__Data rows__.

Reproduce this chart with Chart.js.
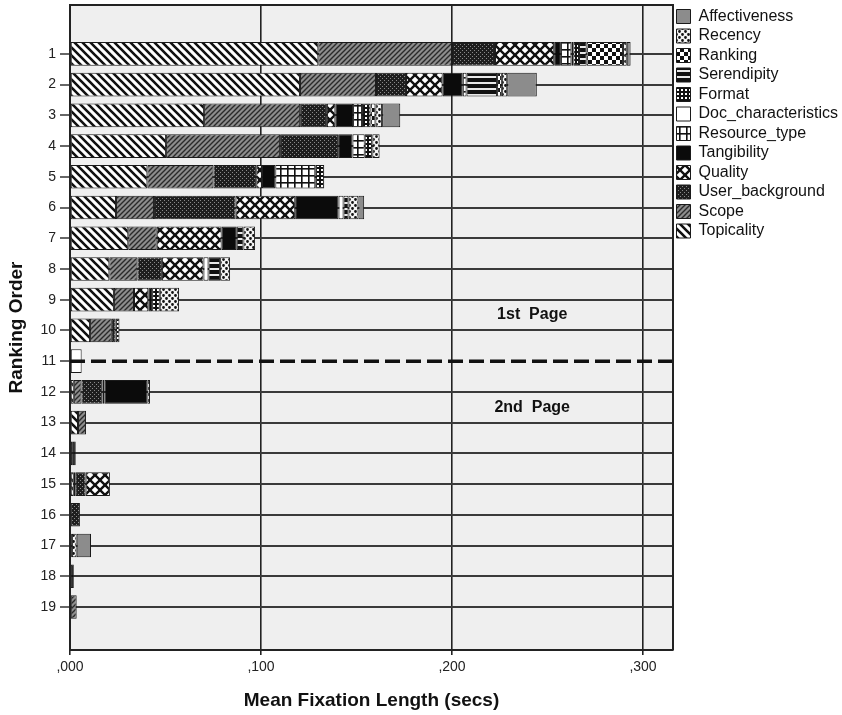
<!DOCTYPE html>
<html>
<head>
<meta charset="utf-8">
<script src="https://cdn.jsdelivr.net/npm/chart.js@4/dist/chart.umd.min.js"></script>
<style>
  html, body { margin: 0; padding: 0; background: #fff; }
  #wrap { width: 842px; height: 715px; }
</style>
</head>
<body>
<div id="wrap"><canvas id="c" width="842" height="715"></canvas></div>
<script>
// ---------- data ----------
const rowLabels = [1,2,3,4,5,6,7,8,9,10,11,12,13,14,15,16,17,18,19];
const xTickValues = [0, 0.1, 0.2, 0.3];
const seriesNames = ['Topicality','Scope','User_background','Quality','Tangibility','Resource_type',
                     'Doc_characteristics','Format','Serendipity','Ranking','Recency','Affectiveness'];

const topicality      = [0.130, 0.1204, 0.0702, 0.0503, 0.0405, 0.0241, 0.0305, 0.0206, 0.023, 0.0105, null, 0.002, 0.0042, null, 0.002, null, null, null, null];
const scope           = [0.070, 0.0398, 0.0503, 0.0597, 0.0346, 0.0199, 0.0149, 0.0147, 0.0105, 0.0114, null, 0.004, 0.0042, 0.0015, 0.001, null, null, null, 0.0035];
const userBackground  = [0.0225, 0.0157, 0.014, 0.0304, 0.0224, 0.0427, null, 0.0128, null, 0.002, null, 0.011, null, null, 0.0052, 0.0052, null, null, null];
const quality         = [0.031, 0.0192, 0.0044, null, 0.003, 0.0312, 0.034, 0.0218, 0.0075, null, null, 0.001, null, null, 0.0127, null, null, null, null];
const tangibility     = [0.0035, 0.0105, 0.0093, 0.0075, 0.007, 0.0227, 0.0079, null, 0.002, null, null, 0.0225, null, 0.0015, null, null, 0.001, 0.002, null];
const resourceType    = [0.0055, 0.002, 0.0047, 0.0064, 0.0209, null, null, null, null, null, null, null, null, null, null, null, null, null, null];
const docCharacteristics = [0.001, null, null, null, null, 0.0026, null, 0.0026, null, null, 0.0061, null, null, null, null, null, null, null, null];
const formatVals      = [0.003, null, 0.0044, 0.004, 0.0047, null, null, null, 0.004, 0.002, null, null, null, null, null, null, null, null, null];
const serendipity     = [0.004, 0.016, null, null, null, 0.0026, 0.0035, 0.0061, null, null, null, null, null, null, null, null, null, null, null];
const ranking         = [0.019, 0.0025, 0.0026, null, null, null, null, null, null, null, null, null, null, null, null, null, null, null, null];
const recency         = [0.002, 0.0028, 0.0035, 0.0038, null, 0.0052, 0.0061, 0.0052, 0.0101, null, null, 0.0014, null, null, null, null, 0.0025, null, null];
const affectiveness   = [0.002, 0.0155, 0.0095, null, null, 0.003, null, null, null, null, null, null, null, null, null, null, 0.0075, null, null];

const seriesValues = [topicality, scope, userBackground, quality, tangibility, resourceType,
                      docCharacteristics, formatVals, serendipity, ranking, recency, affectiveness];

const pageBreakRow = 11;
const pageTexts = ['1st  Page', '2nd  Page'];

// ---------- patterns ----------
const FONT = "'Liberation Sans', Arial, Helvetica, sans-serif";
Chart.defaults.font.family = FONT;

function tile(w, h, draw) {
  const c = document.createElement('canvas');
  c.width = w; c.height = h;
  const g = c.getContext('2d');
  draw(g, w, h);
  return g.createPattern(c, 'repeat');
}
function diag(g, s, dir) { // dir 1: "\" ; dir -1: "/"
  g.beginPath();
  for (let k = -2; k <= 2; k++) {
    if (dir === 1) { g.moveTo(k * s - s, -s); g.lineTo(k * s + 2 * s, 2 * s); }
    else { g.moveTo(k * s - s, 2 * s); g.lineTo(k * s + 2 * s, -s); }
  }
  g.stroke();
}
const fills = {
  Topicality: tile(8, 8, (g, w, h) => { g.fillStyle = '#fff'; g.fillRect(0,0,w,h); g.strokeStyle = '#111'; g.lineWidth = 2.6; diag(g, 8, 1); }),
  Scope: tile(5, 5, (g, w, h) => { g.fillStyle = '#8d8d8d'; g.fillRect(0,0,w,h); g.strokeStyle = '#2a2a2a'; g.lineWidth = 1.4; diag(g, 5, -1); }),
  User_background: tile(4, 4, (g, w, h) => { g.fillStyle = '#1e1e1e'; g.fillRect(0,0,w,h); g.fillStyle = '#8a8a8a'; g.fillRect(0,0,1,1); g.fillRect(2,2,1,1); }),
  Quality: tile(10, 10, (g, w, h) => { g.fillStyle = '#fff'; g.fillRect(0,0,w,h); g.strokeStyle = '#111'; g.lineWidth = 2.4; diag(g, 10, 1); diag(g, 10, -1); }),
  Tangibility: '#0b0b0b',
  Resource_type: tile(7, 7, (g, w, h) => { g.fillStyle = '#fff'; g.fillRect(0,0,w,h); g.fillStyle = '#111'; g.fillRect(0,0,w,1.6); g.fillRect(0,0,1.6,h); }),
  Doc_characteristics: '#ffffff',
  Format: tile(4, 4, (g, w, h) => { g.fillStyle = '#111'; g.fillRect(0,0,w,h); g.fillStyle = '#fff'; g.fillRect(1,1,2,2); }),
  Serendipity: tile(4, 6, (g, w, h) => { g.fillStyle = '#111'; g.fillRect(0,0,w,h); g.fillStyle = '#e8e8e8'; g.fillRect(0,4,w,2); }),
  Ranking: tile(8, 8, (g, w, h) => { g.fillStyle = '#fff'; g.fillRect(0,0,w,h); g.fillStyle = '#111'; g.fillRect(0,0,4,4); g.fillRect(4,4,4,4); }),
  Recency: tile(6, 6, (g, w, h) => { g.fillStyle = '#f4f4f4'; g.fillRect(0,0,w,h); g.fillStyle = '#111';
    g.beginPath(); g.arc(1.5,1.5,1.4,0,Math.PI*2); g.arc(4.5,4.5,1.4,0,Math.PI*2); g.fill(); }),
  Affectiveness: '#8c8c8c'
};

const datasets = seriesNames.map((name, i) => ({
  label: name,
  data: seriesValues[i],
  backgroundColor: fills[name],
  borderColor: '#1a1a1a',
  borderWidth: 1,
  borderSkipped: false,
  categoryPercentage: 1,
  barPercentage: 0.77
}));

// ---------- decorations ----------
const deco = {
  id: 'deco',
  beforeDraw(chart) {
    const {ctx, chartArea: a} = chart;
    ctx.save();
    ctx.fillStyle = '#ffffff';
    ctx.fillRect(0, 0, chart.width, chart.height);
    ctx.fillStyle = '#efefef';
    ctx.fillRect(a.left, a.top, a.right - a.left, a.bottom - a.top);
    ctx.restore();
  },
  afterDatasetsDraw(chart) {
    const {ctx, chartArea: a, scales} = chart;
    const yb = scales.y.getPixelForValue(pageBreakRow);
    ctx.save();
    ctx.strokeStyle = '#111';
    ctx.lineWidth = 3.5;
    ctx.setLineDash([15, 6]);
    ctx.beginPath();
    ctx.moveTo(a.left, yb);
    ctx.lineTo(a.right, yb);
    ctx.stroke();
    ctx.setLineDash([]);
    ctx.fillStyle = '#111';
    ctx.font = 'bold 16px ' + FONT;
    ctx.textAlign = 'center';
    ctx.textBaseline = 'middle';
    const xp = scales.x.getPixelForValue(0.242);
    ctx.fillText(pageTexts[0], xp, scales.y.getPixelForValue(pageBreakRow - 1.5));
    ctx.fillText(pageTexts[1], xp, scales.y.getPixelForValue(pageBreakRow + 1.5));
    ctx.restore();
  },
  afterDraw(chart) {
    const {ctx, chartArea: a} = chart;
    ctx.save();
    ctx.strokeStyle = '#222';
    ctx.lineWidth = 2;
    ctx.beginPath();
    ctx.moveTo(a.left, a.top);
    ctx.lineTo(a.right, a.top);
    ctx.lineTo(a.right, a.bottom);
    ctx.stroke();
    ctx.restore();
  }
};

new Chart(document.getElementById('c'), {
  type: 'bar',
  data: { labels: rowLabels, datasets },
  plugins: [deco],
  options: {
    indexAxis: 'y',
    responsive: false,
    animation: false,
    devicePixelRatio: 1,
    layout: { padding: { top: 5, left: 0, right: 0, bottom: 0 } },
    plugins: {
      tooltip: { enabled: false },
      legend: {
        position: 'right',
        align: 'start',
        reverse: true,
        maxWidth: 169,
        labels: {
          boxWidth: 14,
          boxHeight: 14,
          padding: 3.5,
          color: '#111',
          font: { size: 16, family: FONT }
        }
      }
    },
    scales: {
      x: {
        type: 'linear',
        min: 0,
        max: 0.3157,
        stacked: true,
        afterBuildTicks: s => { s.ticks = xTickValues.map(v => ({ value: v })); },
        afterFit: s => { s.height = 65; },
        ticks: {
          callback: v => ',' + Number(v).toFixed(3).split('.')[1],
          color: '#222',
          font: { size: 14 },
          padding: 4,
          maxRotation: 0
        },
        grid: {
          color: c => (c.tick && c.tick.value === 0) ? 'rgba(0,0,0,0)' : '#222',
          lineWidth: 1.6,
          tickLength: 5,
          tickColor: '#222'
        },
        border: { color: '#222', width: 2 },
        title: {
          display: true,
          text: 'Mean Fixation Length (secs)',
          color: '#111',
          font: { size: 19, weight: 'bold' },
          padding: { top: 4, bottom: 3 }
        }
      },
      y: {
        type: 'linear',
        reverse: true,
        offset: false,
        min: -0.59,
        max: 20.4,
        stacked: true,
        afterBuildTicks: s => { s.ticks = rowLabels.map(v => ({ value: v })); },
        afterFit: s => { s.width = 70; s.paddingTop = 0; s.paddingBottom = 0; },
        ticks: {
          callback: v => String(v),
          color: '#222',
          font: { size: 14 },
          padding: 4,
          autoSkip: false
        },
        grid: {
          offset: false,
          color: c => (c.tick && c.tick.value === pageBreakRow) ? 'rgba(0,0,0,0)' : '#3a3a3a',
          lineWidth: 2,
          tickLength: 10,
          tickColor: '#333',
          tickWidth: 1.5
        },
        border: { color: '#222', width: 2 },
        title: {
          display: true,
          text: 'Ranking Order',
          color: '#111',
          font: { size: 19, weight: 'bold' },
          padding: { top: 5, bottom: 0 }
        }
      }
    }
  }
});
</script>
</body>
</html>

---

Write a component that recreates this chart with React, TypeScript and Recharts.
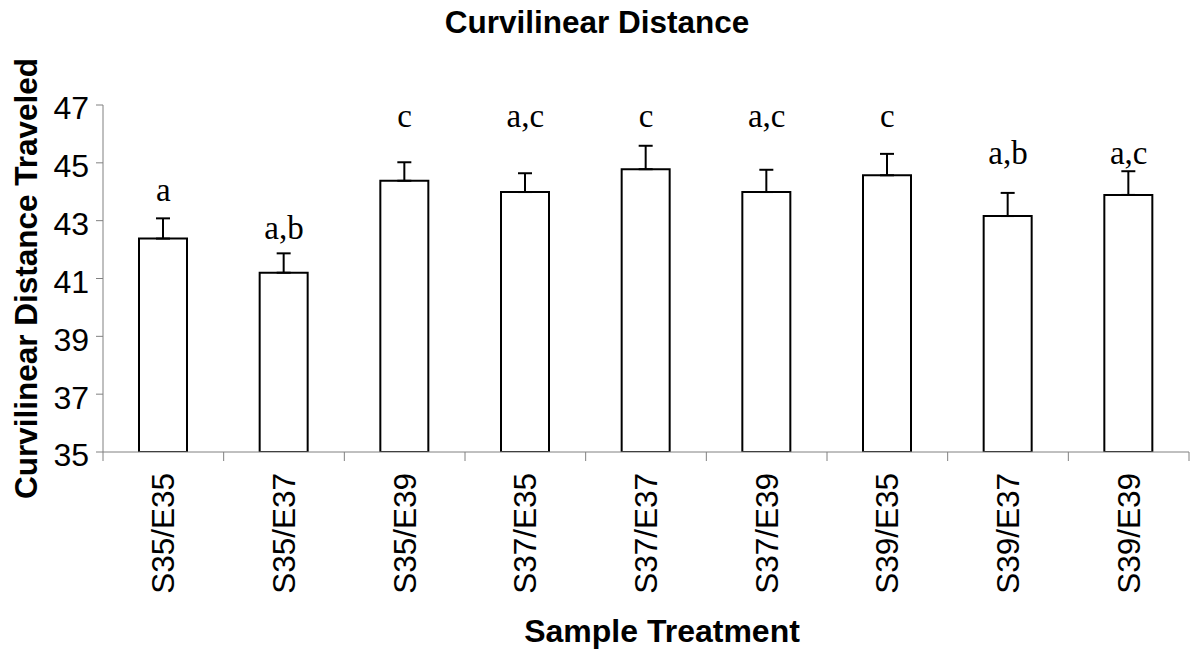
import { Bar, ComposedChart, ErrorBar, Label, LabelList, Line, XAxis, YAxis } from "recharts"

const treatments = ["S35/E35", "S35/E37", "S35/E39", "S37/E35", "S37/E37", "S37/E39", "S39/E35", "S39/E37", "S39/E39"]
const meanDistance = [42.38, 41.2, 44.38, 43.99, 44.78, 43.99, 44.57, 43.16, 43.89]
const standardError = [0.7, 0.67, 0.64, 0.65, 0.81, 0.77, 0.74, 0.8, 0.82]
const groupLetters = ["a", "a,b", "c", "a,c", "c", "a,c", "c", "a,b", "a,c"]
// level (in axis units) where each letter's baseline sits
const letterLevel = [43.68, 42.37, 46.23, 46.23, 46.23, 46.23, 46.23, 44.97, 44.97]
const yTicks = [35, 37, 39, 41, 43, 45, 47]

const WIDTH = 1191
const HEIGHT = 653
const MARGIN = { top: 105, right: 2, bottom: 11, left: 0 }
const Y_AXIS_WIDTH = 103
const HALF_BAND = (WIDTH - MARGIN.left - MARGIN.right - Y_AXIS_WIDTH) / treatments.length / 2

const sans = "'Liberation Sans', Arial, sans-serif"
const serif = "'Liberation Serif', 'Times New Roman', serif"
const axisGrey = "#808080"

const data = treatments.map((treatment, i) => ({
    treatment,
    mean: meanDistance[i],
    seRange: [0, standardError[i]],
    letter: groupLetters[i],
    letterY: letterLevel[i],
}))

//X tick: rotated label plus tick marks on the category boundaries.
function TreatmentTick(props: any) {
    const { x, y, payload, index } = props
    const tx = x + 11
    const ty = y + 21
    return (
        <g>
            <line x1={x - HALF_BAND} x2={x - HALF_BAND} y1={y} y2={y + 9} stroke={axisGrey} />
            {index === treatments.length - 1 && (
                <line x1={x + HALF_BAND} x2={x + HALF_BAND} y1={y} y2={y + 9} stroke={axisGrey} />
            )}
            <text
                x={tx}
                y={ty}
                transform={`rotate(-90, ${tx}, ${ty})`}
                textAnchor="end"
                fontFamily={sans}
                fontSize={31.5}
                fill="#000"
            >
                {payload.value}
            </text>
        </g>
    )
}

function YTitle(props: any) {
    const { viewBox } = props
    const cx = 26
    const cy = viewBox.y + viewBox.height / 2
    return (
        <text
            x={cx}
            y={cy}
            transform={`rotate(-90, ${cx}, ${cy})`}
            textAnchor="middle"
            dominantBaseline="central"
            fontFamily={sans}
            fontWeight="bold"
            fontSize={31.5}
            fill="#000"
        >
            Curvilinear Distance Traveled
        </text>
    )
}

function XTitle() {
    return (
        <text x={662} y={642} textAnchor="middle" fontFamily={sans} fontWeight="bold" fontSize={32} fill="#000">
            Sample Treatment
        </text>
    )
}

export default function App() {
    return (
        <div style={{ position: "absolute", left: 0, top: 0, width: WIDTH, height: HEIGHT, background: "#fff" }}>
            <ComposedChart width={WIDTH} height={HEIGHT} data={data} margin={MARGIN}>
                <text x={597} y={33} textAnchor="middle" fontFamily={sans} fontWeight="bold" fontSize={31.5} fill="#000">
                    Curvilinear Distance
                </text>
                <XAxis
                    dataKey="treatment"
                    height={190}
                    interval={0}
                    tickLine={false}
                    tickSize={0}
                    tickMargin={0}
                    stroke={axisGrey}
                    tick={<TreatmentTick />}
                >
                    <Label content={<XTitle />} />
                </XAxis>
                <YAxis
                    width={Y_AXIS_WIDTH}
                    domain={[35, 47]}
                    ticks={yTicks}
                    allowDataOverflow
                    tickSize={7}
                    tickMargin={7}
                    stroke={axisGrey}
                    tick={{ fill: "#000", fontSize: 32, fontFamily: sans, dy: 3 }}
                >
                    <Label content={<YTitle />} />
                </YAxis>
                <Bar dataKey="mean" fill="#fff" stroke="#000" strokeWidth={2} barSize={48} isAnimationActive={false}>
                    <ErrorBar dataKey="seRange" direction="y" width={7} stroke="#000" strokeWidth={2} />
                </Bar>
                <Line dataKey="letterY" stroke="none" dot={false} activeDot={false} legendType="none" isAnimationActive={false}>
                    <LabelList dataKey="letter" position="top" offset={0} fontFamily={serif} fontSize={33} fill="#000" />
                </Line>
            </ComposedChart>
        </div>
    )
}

__Task to carry out__.
Each line holding "this" must be found and copied.

__Written response__.
Reproduce this chart with Chart.js.
Write a component that recreates this chart with React, TypeScript and Recharts.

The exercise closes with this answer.